--- start ---
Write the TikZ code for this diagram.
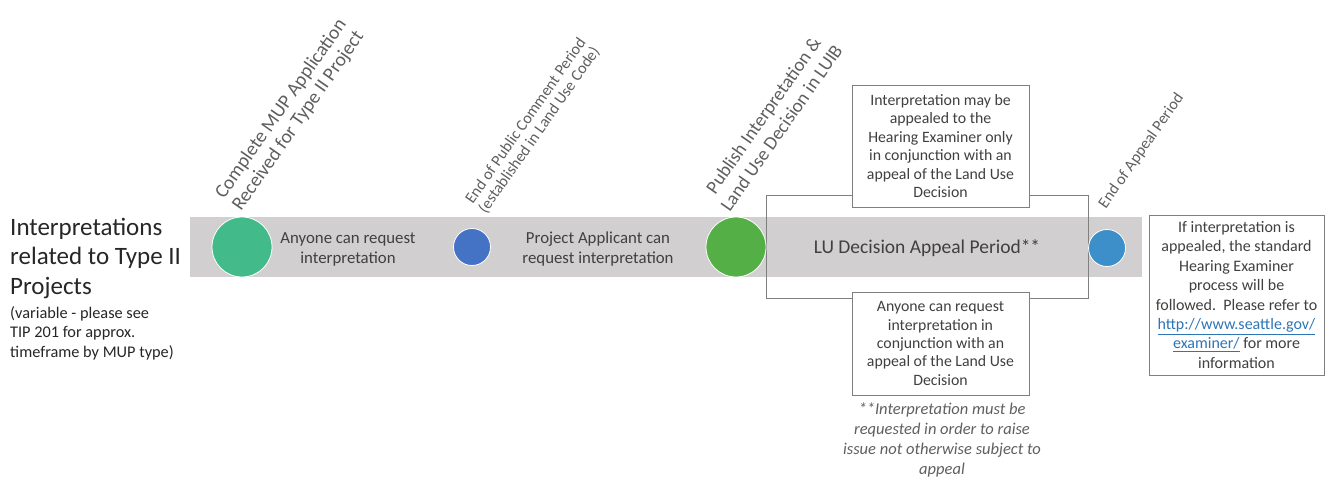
\documentclass[tikz,border=0pt]{standalone}
\usepackage{fontspec}
\setmainfont{Carlito}
\definecolor{bargray}{RGB}{209,207,207}
\definecolor{boxgray}{RGB}{127,127,127}
\definecolor{txtgray}{RGB}{64,64,64}
\definecolor{rotgray}{RGB}{95,95,95}
\definecolor{teal1}{RGB}{67,186,138}
\definecolor{blue1}{RGB}{68,114,196}
\definecolor{green1}{RGB}{84,176,70}
\definecolor{blue2}{RGB}{60,143,200}
\definecolor{linkblue}{RGB}{46,117,182}
\begin{document}
\begin{tikzpicture}[x=1pt,y=-1pt,
  txt/.style={text=txtgray, align=center, inner sep=0pt},
  dot/.style={circle, draw=white, line width=0.8pt, inner sep=0pt},
  note/.style={draw=boxgray, line width=0.8pt, fill=white, align=center, text=txtgray, inner sep=0pt, font=\fontsize{15.8}{18.4}\selectfont},
  rot/.style={rotate=55, anchor=south west, align=center, inner sep=0pt, text=rotgray}]
\useasboundingbox (0,0) rectangle (1328,478);
% bar
\node[fill=bargray, minimum width=952pt, minimum height=60pt, inner sep=0pt] (bar) at (666,247) {};
% big appeal box
\node[draw=boxgray, line width=0.8pt, minimum width=322pt, minimum height=103pt, inner sep=0pt] (lubox) at (927,246.5) {};
\node[txt, font=\fontsize{19.5}{22}\selectfont] (lutext) at (927,248) {LU Decision Appeal Period**};
% notes
\node[note, minimum width=177pt, minimum height=122pt] (top) at (940.5,146) {Interpretation may be\\appealed to the\\Hearing Examiner only\\in conjunction with an\\appeal of the Land Use\\Decision};
\node[note, minimum width=177pt, minimum height=103pt] (bot) at (940.5,343.5) {Anyone can request\\interpretation in\\conjunction with an\\appeal of the Land Use\\Decision};
\node[note, minimum width=175pt, minimum height=160pt, font=\fontsize{16}{19.4}\selectfont] (right) at (1236.5,295) {If interpretation is\\appealed, the standard\\Hearing Examiner\\process will be\\followed.\ \ Please refer to\\\textcolor{linkblue}{\underline{http://www.seattle.gov/}}\\\textcolor{linkblue}{\underline{examiner/}} for more\\information};
\node[txt, text=rotgray, anchor=north, font=\itshape\fontsize{16.5}{19.8}\selectfont] (foot) at (942,403) {**Interpretation must be\\requested in order to raise\\issue not otherwise subject to\\appeal};
% circles
\node[dot, fill=teal1, minimum size=60pt] (c1) at (242,247) {};
\node[dot, fill=blue1, minimum size=37pt] (c2) at (472,247) {};
\node[dot, fill=green1, minimum size=60pt] (c3) at (736,247) {};
\node[dot, fill=blue2, minimum size=37pt] (c4) at (1107,248) {};
% phase texts
\node[txt, font=\fontsize{16.8}{20}\selectfont] (p1) at (348,249) {Anyone can request\\interpretation};
\node[txt, font=\fontsize{16.8}{20}\selectfont] (p2) at (598,249) {Project Applicant can\\request interpretation};
% rotated milestone labels
\node[rot, font=\fontsize{19.5}{21}\selectfont] (l1) at (244,214) {Complete MUP Application\\Received for Type II Project};
\node[rot, font=\fontsize{16}{16.5}\selectfont] (l2) at (488,216) {End of Public Comment Period\\(established in Land Use Code)};
\node[rot, font=\fontsize{19}{22}\selectfont] (l3) at (730,213) {Publish Interpretation \&\\Land Use Decision in LUIB};
\node[rot, font=\fontsize{16}{16.5}\selectfont] (l4) at (1108,211) {End of Appeal Period};
% title
\node[anchor=north west, align=left, inner sep=0pt, text=black!85, font=\fontsize{25}{29.5}\selectfont] (title) at (10,218) {Interpretations\\related to Type II\\Projects};
\node[anchor=north west, align=left, inner sep=0pt, text=black!85, font=\fontsize{16.3}{19.5}\selectfont] (sub) at (10,306) {(variable - please see\\TIP 201 for approx.\\timeframe by MUP type)};
\end{tikzpicture}
\end{document}
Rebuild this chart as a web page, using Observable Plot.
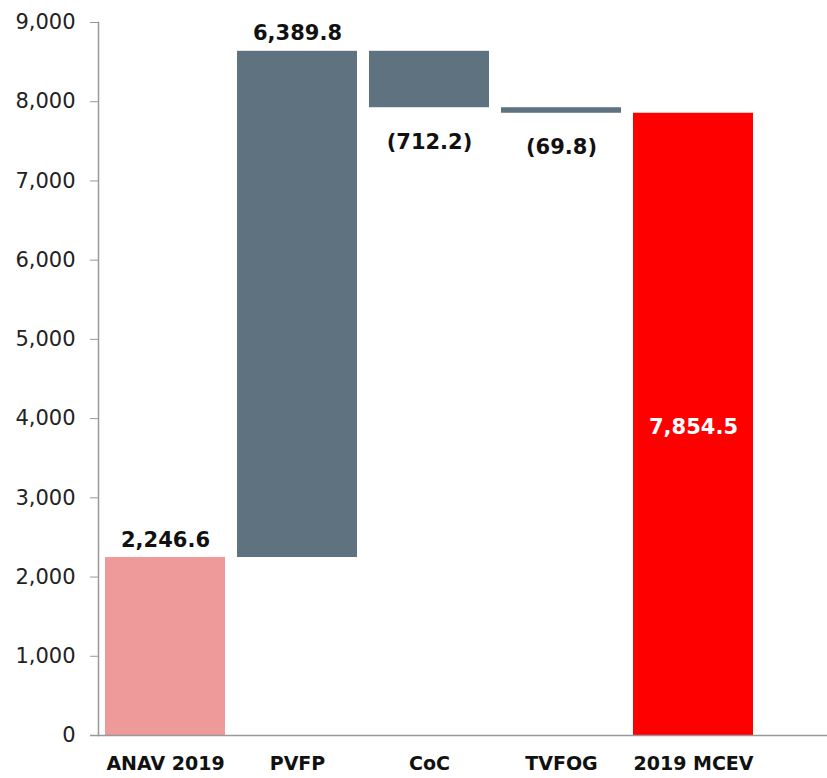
--- end ---
The records above must be echoed exactly, minus their pictures.

▶ [Finished task]
Write the TikZ code for this diagram.
\documentclass[tikz,border=0pt]{standalone}
\usepackage{fontspec}
\setmainfont{Carlito}
\definecolor{bargray}{RGB}{209,207,207}
\definecolor{boxgray}{RGB}{127,127,127}
\definecolor{txtgray}{RGB}{64,64,64}
\definecolor{rotgray}{RGB}{95,95,95}
\definecolor{teal1}{RGB}{67,186,138}
\definecolor{blue1}{RGB}{68,114,196}
\definecolor{green1}{RGB}{84,176,70}
\definecolor{blue2}{RGB}{60,143,200}
\definecolor{linkblue}{RGB}{46,117,182}
\begin{document}
\begin{tikzpicture}[x=1pt,y=-1pt,
  txt/.style={text=txtgray, align=center, inner sep=0pt},
  dot/.style={circle, draw=white, line width=0.8pt, inner sep=0pt},
  note/.style={draw=boxgray, line width=0.8pt, fill=white, align=center, text=txtgray, inner sep=0pt, font=\fontsize{15.8}{18.4}\selectfont},
  rot/.style={rotate=55, anchor=south west, align=center, inner sep=0pt, text=rotgray}]
\useasboundingbox (0,0) rectangle (1328,478);
% bar
\node[fill=bargray, minimum width=952pt, minimum height=60pt, inner sep=0pt] (bar) at (666,247) {};
% big appeal box
\node[draw=boxgray, line width=0.8pt, minimum width=322pt, minimum height=103pt, inner sep=0pt] (lubox) at (927,246.5) {};
\node[txt, font=\fontsize{19.5}{22}\selectfont] (lutext) at (927,248) {LU Decision Appeal Period**};
% notes
\node[note, minimum width=177pt, minimum height=122pt] (top) at (940.5,146) {Interpretation may be\\appealed to the\\Hearing Examiner only\\in conjunction with an\\appeal of the Land Use\\Decision};
\node[note, minimum width=177pt, minimum height=103pt] (bot) at (940.5,343.5) {Anyone can request\\interpretation in\\conjunction with an\\appeal of the Land Use\\Decision};
\node[note, minimum width=175pt, minimum height=160pt, font=\fontsize{16}{19.4}\selectfont] (right) at (1236.5,295) {If interpretation is\\appealed, the standard\\Hearing Examiner\\process will be\\followed.\ \ Please refer to\\\textcolor{linkblue}{\underline{http://www.seattle.gov/}}\\\textcolor{linkblue}{\underline{examiner/}} for more\\information};
\node[txt, text=rotgray, anchor=north, font=\itshape\fontsize{16.5}{19.8}\selectfont] (foot) at (942,403) {**Interpretation must be\\requested in order to raise\\issue not otherwise subject to\\appeal};
% circles
\node[dot, fill=teal1, minimum size=60pt] (c1) at (242,247) {};
\node[dot, fill=blue1, minimum size=37pt] (c2) at (472,247) {};
\node[dot, fill=green1, minimum size=60pt] (c3) at (736,247) {};
\node[dot, fill=blue2, minimum size=37pt] (c4) at (1107,248) {};
% phase texts
\node[txt, font=\fontsize{16.8}{20}\selectfont] (p1) at (348,249) {Anyone can request\\interpretation};
\node[txt, font=\fontsize{16.8}{20}\selectfont] (p2) at (598,249) {Project Applicant can\\request interpretation};
% rotated milestone labels
\node[rot, font=\fontsize{19.5}{21}\selectfont] (l1) at (244,214) {Complete MUP Application\\Received for Type II Project};
\node[rot, font=\fontsize{16}{16.5}\selectfont] (l2) at (488,216) {End of Public Comment Period\\(established in Land Use Code)};
\node[rot, font=\fontsize{19}{22}\selectfont] (l3) at (730,213) {Publish Interpretation \&\\Land Use Decision in LUIB};
\node[rot, font=\fontsize{16}{16.5}\selectfont] (l4) at (1108,211) {End of Appeal Period};
% title
\node[anchor=north west, align=left, inner sep=0pt, text=black!85, font=\fontsize{25}{29.5}\selectfont] (title) at (10,218) {Interpretations\\related to Type II\\Projects};
\node[anchor=north west, align=left, inner sep=0pt, text=black!85, font=\fontsize{16.3}{19.5}\selectfont] (sub) at (10,306) {(variable - please see\\TIP 201 for approx.\\timeframe by MUP type)};
\end{tikzpicture}
\end{document}
Rebuild this chart as a web page, using Observable Plot.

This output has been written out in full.